> [Aim] Take the line containing "Write a component" as the first line and the line containing "ctx.stroke();" as the last, and output that span verbatim without any images.

___

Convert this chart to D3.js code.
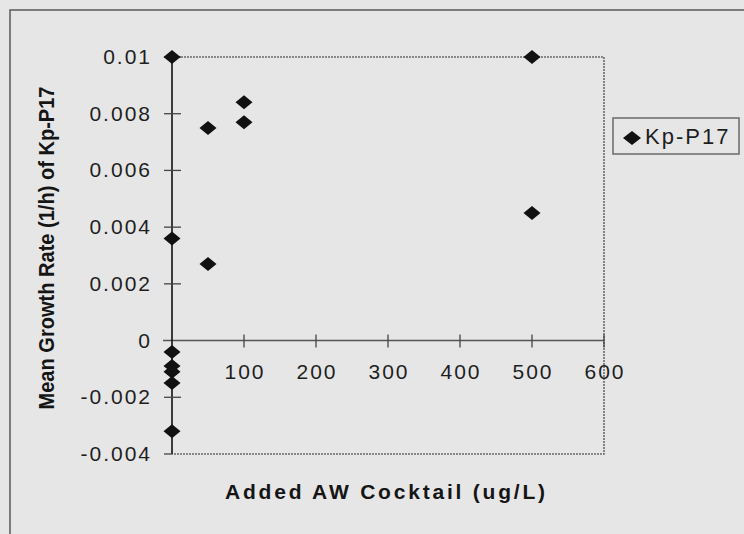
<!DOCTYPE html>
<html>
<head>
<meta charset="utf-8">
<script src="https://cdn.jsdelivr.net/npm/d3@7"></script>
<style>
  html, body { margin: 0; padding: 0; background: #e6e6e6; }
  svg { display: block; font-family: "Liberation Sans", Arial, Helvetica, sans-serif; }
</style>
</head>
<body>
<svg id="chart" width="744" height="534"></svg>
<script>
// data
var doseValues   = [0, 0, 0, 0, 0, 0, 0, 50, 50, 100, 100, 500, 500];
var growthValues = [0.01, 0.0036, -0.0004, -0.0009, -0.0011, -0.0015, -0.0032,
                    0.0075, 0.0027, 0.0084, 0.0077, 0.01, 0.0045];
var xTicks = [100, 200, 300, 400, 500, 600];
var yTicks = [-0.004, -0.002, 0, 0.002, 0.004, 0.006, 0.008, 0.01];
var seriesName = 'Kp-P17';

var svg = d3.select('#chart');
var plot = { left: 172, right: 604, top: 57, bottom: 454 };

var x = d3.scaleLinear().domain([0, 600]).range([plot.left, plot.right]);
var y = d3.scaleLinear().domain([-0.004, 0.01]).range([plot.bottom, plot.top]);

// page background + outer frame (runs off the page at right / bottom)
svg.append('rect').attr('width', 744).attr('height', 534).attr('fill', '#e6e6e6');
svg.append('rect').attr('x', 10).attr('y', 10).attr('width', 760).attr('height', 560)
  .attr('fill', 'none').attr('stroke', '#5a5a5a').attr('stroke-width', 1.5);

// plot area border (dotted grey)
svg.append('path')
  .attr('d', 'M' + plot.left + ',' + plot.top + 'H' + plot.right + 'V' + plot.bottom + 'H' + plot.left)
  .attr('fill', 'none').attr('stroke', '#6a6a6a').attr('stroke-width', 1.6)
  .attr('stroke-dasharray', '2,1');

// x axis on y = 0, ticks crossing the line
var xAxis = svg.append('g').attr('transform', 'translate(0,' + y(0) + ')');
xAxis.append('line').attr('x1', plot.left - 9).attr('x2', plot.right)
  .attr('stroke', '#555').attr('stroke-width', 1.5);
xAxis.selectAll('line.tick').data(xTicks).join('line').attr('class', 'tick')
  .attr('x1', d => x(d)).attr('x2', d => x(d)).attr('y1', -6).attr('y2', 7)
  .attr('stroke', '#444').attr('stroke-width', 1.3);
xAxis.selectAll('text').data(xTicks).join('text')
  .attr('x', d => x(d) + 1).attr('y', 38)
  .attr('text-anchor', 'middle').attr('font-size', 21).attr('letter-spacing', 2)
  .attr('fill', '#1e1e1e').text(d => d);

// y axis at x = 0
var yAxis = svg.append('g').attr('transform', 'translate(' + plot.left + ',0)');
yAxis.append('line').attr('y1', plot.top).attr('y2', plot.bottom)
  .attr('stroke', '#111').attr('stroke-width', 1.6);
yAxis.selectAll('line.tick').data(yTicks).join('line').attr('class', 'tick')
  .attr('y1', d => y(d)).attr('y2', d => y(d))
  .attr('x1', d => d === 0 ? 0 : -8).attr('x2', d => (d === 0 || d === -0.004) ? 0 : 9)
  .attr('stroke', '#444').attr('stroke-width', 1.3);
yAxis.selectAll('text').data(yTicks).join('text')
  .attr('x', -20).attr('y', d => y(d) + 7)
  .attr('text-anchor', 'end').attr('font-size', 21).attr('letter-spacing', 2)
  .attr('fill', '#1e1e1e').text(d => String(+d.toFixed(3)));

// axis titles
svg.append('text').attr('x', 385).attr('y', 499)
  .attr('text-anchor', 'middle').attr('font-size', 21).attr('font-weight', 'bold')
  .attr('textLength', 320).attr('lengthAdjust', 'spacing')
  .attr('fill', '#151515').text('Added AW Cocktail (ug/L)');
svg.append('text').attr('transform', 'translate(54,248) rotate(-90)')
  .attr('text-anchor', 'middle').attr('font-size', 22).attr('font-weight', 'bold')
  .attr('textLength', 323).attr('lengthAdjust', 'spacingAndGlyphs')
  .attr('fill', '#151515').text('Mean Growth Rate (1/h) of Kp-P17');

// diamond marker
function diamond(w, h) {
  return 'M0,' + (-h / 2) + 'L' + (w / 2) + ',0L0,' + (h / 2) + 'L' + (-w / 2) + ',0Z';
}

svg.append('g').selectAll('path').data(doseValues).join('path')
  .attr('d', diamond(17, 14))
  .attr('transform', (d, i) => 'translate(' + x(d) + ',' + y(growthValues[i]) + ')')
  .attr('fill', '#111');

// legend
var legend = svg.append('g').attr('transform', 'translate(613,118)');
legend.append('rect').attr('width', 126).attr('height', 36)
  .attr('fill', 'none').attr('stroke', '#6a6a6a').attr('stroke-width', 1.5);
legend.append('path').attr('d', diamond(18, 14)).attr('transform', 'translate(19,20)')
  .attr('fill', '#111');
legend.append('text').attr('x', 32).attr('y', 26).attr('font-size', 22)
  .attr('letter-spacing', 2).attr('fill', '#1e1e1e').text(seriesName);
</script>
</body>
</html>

___

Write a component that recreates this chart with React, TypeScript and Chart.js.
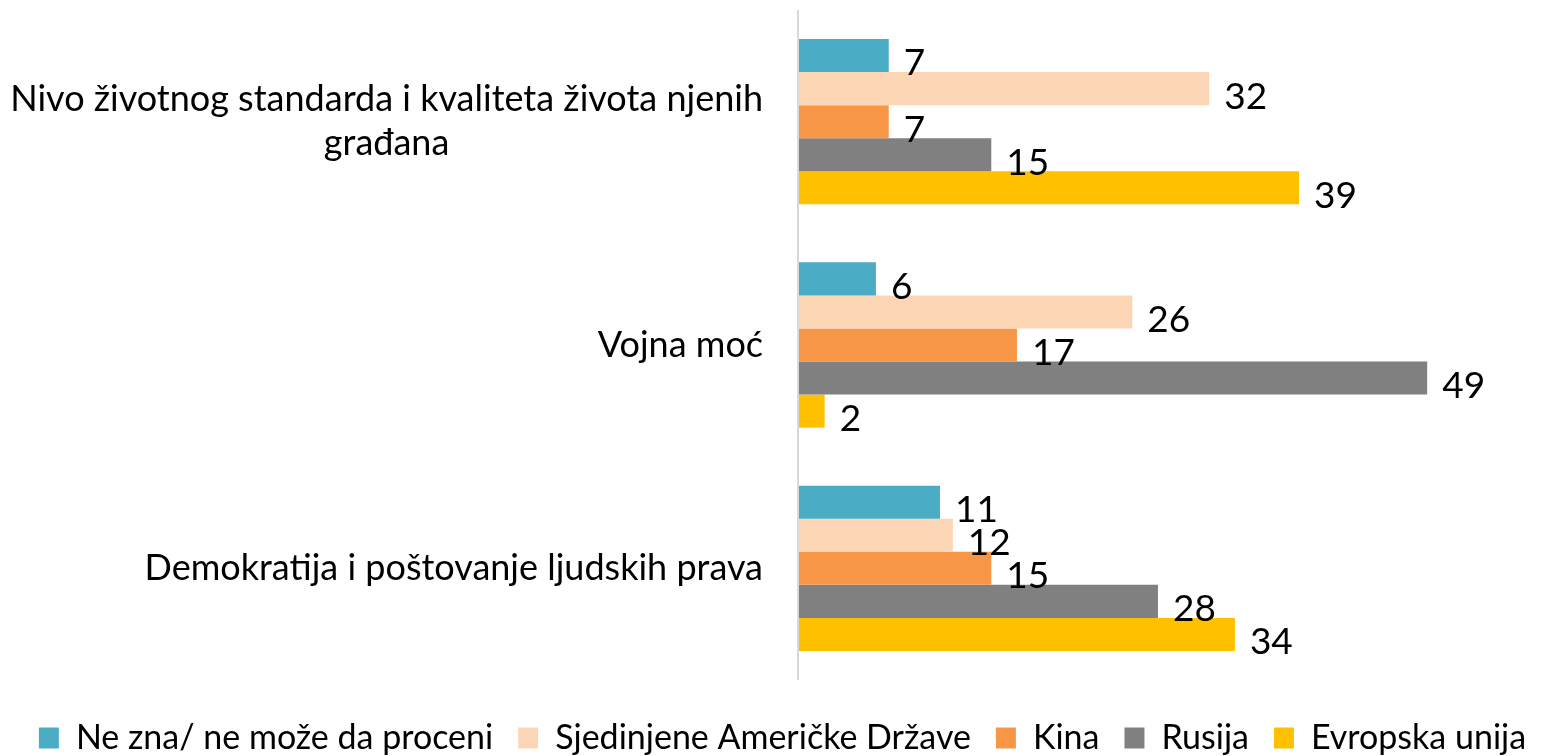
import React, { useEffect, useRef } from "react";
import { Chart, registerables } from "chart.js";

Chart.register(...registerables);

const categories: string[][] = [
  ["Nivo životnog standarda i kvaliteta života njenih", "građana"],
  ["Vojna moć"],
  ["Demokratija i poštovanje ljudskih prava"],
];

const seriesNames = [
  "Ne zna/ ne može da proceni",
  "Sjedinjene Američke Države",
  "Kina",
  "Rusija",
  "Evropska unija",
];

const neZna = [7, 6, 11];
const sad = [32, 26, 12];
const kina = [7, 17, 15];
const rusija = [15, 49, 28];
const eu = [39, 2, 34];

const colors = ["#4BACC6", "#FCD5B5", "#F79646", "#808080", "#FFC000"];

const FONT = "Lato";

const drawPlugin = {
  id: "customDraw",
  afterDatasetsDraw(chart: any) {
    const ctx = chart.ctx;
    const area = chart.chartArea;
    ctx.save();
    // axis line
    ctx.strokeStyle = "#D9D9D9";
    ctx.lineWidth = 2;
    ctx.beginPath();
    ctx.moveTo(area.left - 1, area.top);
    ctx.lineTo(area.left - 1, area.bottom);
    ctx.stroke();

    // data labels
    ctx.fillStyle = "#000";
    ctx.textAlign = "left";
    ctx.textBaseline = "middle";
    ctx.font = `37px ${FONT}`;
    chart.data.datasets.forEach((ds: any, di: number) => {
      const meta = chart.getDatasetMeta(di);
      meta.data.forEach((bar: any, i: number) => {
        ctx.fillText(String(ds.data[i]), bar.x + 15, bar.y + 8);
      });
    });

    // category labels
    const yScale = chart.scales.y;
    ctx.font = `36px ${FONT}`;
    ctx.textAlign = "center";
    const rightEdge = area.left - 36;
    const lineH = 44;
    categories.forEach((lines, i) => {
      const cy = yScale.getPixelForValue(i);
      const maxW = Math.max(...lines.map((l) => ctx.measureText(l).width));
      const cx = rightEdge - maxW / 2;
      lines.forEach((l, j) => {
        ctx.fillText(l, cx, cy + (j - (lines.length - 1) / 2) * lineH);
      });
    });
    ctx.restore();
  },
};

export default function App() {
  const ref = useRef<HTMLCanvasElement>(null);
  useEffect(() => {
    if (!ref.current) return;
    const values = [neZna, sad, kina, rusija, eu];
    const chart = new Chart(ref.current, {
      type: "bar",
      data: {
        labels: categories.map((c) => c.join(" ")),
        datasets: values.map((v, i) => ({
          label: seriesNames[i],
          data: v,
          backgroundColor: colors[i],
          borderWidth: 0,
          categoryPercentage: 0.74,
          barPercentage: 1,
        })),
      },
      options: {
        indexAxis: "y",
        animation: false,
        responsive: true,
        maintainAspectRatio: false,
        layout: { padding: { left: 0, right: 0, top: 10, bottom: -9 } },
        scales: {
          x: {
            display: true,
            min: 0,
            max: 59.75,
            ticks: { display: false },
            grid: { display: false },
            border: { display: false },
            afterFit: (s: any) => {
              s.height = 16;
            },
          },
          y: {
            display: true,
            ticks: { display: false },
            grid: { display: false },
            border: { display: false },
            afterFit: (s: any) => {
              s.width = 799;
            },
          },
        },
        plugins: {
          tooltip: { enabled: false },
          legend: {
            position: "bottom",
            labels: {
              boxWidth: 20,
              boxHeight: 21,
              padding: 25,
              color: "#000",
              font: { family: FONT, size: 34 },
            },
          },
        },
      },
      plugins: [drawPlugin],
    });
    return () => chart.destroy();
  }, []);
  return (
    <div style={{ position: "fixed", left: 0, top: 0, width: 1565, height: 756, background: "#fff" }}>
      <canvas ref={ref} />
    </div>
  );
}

___

> [Expected output]
Write a component that recreates this chart with React, TypeScript and Chart.js.
import React, { useEffect, useRef } from "react";
import { Chart, registerables } from "chart.js";

Chart.register(...registerables);

const categories: string[][] = [
  ["Nivo životnog standarda i kvaliteta života njenih", "građana"],
  ["Vojna moć"],
  ["Demokratija i poštovanje ljudskih prava"],
];

const seriesNames = [
  "Ne zna/ ne može da proceni",
  "Sjedinjene Američke Države",
  "Kina",
  "Rusija",
  "Evropska unija",
];

const neZna = [7, 6, 11];
const sad = [32, 26, 12];
const kina = [7, 17, 15];
const rusija = [15, 49, 28];
const eu = [39, 2, 34];

const colors = ["#4BACC6", "#FCD5B5", "#F79646", "#808080", "#FFC000"];

const FONT = "Lato";

const drawPlugin = {
  id: "customDraw",
  afterDatasetsDraw(chart: any) {
    const ctx = chart.ctx;
    const area = chart.chartArea;
    ctx.save();
    // axis line
    ctx.strokeStyle = "#D9D9D9";
    ctx.lineWidth = 2;
    ctx.beginPath();
    ctx.moveTo(area.left - 1, area.top);
    ctx.lineTo(area.left - 1, area.bottom);
    ctx.stroke();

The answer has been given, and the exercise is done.